"Allez, encore trois tours, faut pas lâcher" : sous les cris d'encouragement des personnels de l'administration pénitentiaire et de ses co-détenus, l'un d'eux courant à son côté, Robert franchit pour la 63e fois la grille séparant le terrain de football de la cour de promenade, malgré un début de crampes et la pluie qui s'invite.
Un détenu de la prison de Nantes participe au marathon dans l'enceinte de la prison, le 7 novembre 2014 |
Trois tours de 638 mètres plus tard, tracés au sol à la peinture rouge le long des murs et des miradors, Robert, le visage creusé par l'effort, peut tomber dans les bras de ses compagnons de course, "fatigué, mais très content d'avoir fini".

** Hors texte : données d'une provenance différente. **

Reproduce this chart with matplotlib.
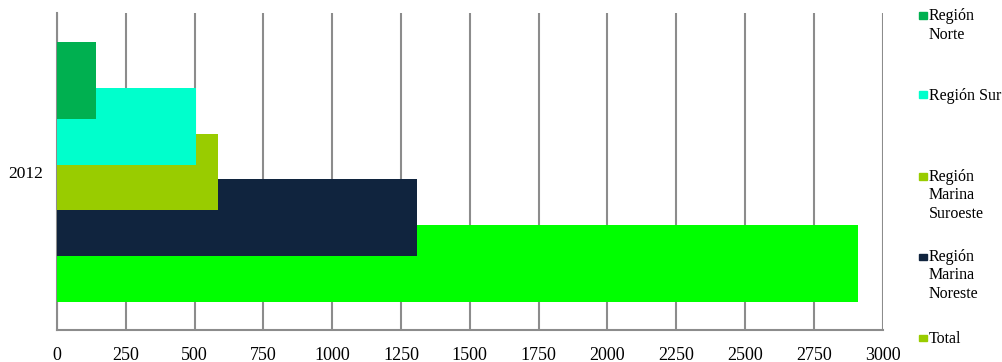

Pour bien gérer ses 42,195 km, une première pour lui, ce détenu de 48 ans depuis "longtemps au placard" est "parti dans (son) petit monde". "En prison, on a besoin de quelque chose pour avancer. Ce marathon, c'est une source de motivation depuis dix semaines. On nous a sorti un planning d'entraînement disponible sur Internet, qu'on a respecté à la lettre (...) même si, ici il n'y a pas de côte", poursuit-il.
Un marathon en prison? L'idée est venue "de deux détenus, qui couraient déjà d'eux-mêmes dans la cour de promenade mais qui voulaient plus de temps (...). Il y a eu une espèce d'euphorie contagieuse autour de l'événement", retrace Arnaud, l'un des quatre moniteurs de sport encadrant le circuit, tableau de course et chronomètres à la main. "On a des grands sportifs ici et d'autres qui ne s'étaient jamais préparés. (...) L'objectif de quatre heures apparaissait presque irréalisable pour certains et finalement tous l'ont fait", dit-il, satisfait.
"L'esprit ailleurs"
Des détenus prennent part à un marathon dans l'enceinte de la prison de Nantes, le 7 novembre 2014 |
Premier détenu à avoir franchi la ligne d'arrivée, Stéphane, habitué des courses "à l'extérieur", avait revêtu sa tenue d'athlète et suivi le même entraînement, mêlant "vitesse et endurance". "Le seul problème qui se pose, c'est le fait de tourner en rond. On ne peut pas avoir le même niveau de performance, sinon on se blesse", explique-t-il. Pour rendre d'ailleurs la course "plus supportable pour les articulations", le personnel pénitentiaire avait décidé de tracer un parcours en forme de huit, avec plusieurs points de ravitaillement, et fermé la cour de promenade aux quelque 400 autres condamnés à des moyennes et longues peines du centre de détention.
"En prison, courir c'est très important. Cela permet d'avoir des moments qui vous appartiennent vraiment, des moments qui nous donnent une certaine liberté entre les murs. L'esprit est ailleurs pendant quelques instants", déclare Stéphane, pour qui "le sport est générateur de valeurs et d'une certaine discipline".
Un moyen de lutte contre la récidive
"Ça permet de sortir dans de bonnes conditions et c'est un moyen de lutte contre la récidive. Plus la personne va sortir avec une discipline, plus elle va pouvoir l'appliquer dans sa vie de tous les jours", assure-t-il.
"C'est une façon de mettre en jambes les personnes détenues et de donner un sens à la réinsertion", abonde la directrice du centre de détention, Véronique Sousset, ravie de "la belle solidarité" des coureurs, jamais "dans la compétition".
"Lorsqu'ils évoquent cette performance, on retrouve les mêmes termes que pour l'exécution d'une peine : ils parlent de long cours, d'endurance, de gestion du temps, d'avoir un objectif", souligne Mme Sousset.
"On peut arriver à faire de belles choses, même dans l'enfermement (...). C'est une réussite, il n'y a pas eu un abandon. Tout le monde a fini, c'était l'objectif, c'est merveilleux", se réjouit Robert, avant de regagner sa cellule.